Re: Environment variables inside the kernel?
From: Helge Hafting
Date: Mon Aug 22 2005 - 15:30:35 EST
On Thu, Aug 18, 2005 at 08:48:04PM +0200, Guillermo López Alejos wrote:
> Whoa!, I did not expect so many replies. Thank you for your answers.
>
> The thing is that the Computer Architecture area of the University I
> am studying at is developing a parallel filesystem. Currently it works
> as a stand-alone program (this is why it uses resources like
> environment variables), and I have been told to integrate it in the
> Linux kernel.
>
> I have to justify changes on this filesystem code (like avoiding the
> use of environment variables) to my tutor. In this case I needed to
> find why it is not possible to use environment variables in kernel
> space.
>
> I was looking for a reference documentation which give a definition of
> environment variables that exclude their use inside the kernel, or,
> simply, I expected to find a design decision to justify this. But I
> think I have enough information with your answers, I will be able to
> elaborate a satisfactory conclusion.
>
> Excuse me if the topic was so obvious (it was not to me) and thank you again,
It is obvious to someone who knows what the kernel is. A kernel and
a process is very different things.
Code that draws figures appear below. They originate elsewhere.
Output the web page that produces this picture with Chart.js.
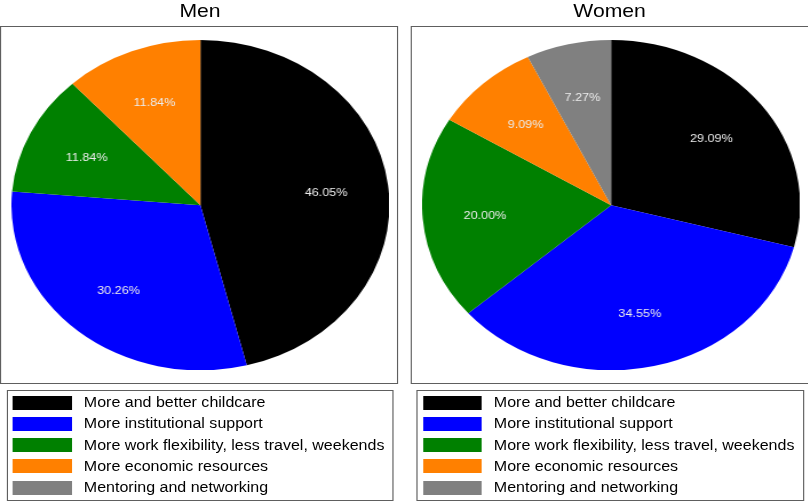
<!DOCTYPE html>
<html>
<head>
<meta charset="utf-8">
<script src="https://cdn.jsdelivr.net/npm/chart.js@4/dist/chart.umd.min.js"></script>
<style>
  html, body { margin: 0; padding: 0; background: #fff; overflow: hidden; }
  body { width: 808px; height: 501px; }
  /* the graph is laid out in a narrower frame and widened horizontally */
  #frame {
    position: absolute; left: 0; top: 0;
    width: 706.3px; height: 501px;
    transform: scaleX(1.144); transform-origin: 0 0;
    font-family: "Liberation Sans", Arial, Helvetica, sans-serif;
    color: #000;
  }
  .title { position: absolute; top: 1px; width: 200px; text-align: center;
           font-size: 18.5px; line-height: 20px; }
  .plotbox { position: absolute; border: 1px solid #5e5e5e; box-sizing: border-box; }
  .legbox { position: absolute; border: 1px solid #5e5e5e; box-sizing: border-box; }
  .sw { position: absolute; height: 14px; }
  .lt { position: absolute; font-size: 14px; height: 21px; line-height: 21px; white-space: nowrap; }
  .pie { position: absolute; width: 330.4px; height: 330.4px; }
</style>
</head>
<body>
<div id="frame">
  <div class="title" style="left:74.8px">Men</div>
  <div class="title" style="left:432.9px">Women</div>

  <div class="plotbox" style="left:0.4px; top:25.5px; width:347.7px; height:358.5px"></div>
  <div class="plotbox" style="left:358.8px; top:25.5px; width:360px; height:358.5px"></div>

  <div class="pie" style="left:9.6px; top:40.1px"><canvas id="men"></canvas></div>
  <div class="pie" style="left:368.5px; top:40.1px"><canvas id="women"></canvas></div>

  <div class="legbox" id="legMen" style="left:5.9px; top:389.5px; width:338.5px; height:111px"></div>
  <div class="legbox" id="legWomen" style="left:364.0px; top:389.5px; width:339px; height:111px"></div>
</div>

<script>
// Categories and shares (%) of each answer
const categories = [
  "More and better childcare",
  "More institutional support",
  "More work flexibility, less travel, weekends",
  "More economic resources",
  "Mentoring and networking"
];
const menShares   = [46.05, 30.26, 11.84, 11.84, 0];
const womenShares = [29.09, 34.55, 20.00, 9.09, 7.27];
const sliceColors = ["#000000", "#0000ff", "#008000", "#ff8000", "#808080"];

// Percentage labels placed inside each slice
const sliceLabels = {
  id: "sliceLabels",
  afterDatasetsDraw(chart) {
    const ctx = chart.ctx;
    const meta = chart.getDatasetMeta(0);
    const values = chart.data.datasets[0].data;
    ctx.save();
    ctx.font = '11px "Liberation Sans", Arial, sans-serif';
    ctx.fillStyle = "#ececec";
    ctx.textAlign = "center";
    ctx.textBaseline = "middle";
    meta.data.forEach((arc, i) => {
      if (!values[i]) return;
      const p = arc.getProps(["x", "y", "startAngle", "endAngle", "outerRadius"], true);
      const mid = (p.startAngle + p.endAngle) / 2;
      const r = p.outerRadius * 0.67;
      ctx.fillText(values[i].toFixed(2) + "%", p.x + Math.cos(mid) * r, p.y + Math.sin(mid) * r + 1);
    });
    ctx.restore();
  }
};

function makePie(id, values) {
  new Chart(document.getElementById(id), {
    type: "pie",
    data: {
      labels: categories,
      datasets: [{ data: values, backgroundColor: sliceColors, borderWidth: 0 }]
    },
    options: {
      responsive: true,
      maintainAspectRatio: false,
      animation: false,
      layout: { padding: 0 },
      plugins: { legend: { display: false }, tooltip: { enabled: false } }
    },
    plugins: [sliceLabels]
  });
}
makePie("men", menShares);
makePie("women", womenShares);

// Legend keys listed one per row
function makeLegend(boxId, swLeft, textLeft) {
  const frame = document.getElementById("frame");
  const box = document.getElementById(boxId);
  const left0 = parseFloat(box.style.left);
  categories.forEach((name, i) => {
    const cy = 402.5 + 21.3 * i;
    const sw = document.createElement("div");
    sw.className = "sw";
    sw.style.left = (left0 + swLeft) + "px";
    sw.style.width = "51.6px";
    sw.style.top = (cy - 7) + "px";
    sw.style.background = sliceColors[i];
    frame.appendChild(sw);
    const t = document.createElement("div");
    t.className = "lt";
    t.style.left = (left0 + textLeft) + "px";
    t.style.top = (cy - 10.5) + "px";
    t.textContent = name;
    frame.appendChild(t);
  });
}
makeLegend("legMen", 5.4, 67.4);
makeLegend("legWomen", 5.5, 67.7);
</script>
</body>
</html>
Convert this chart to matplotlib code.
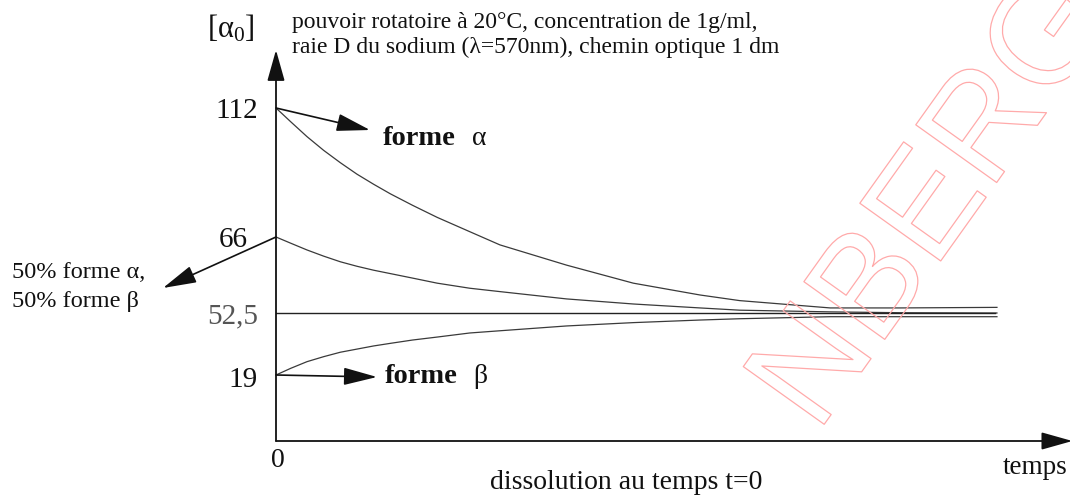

A comparison to something
different:
A book always have a "page 1". It is usually only the title, so it
is a nice place for writing some notes as well.
(similiar to how a process have an environment.)
A library is a big collection of books, (similiar to how the kernel
manages a collection of processes.) Still, it does not make sense
at all to talk about "page 1 of the library!" Even if it _is_ useful
to write some library-specific notes somewhere.
The kernel does not have an environment of its own. It manages all
the processes, and jave equal access all of the environmnts
(albeit in a hackish way only) for process envirnments are _not_
part of the kernel/process communication interface.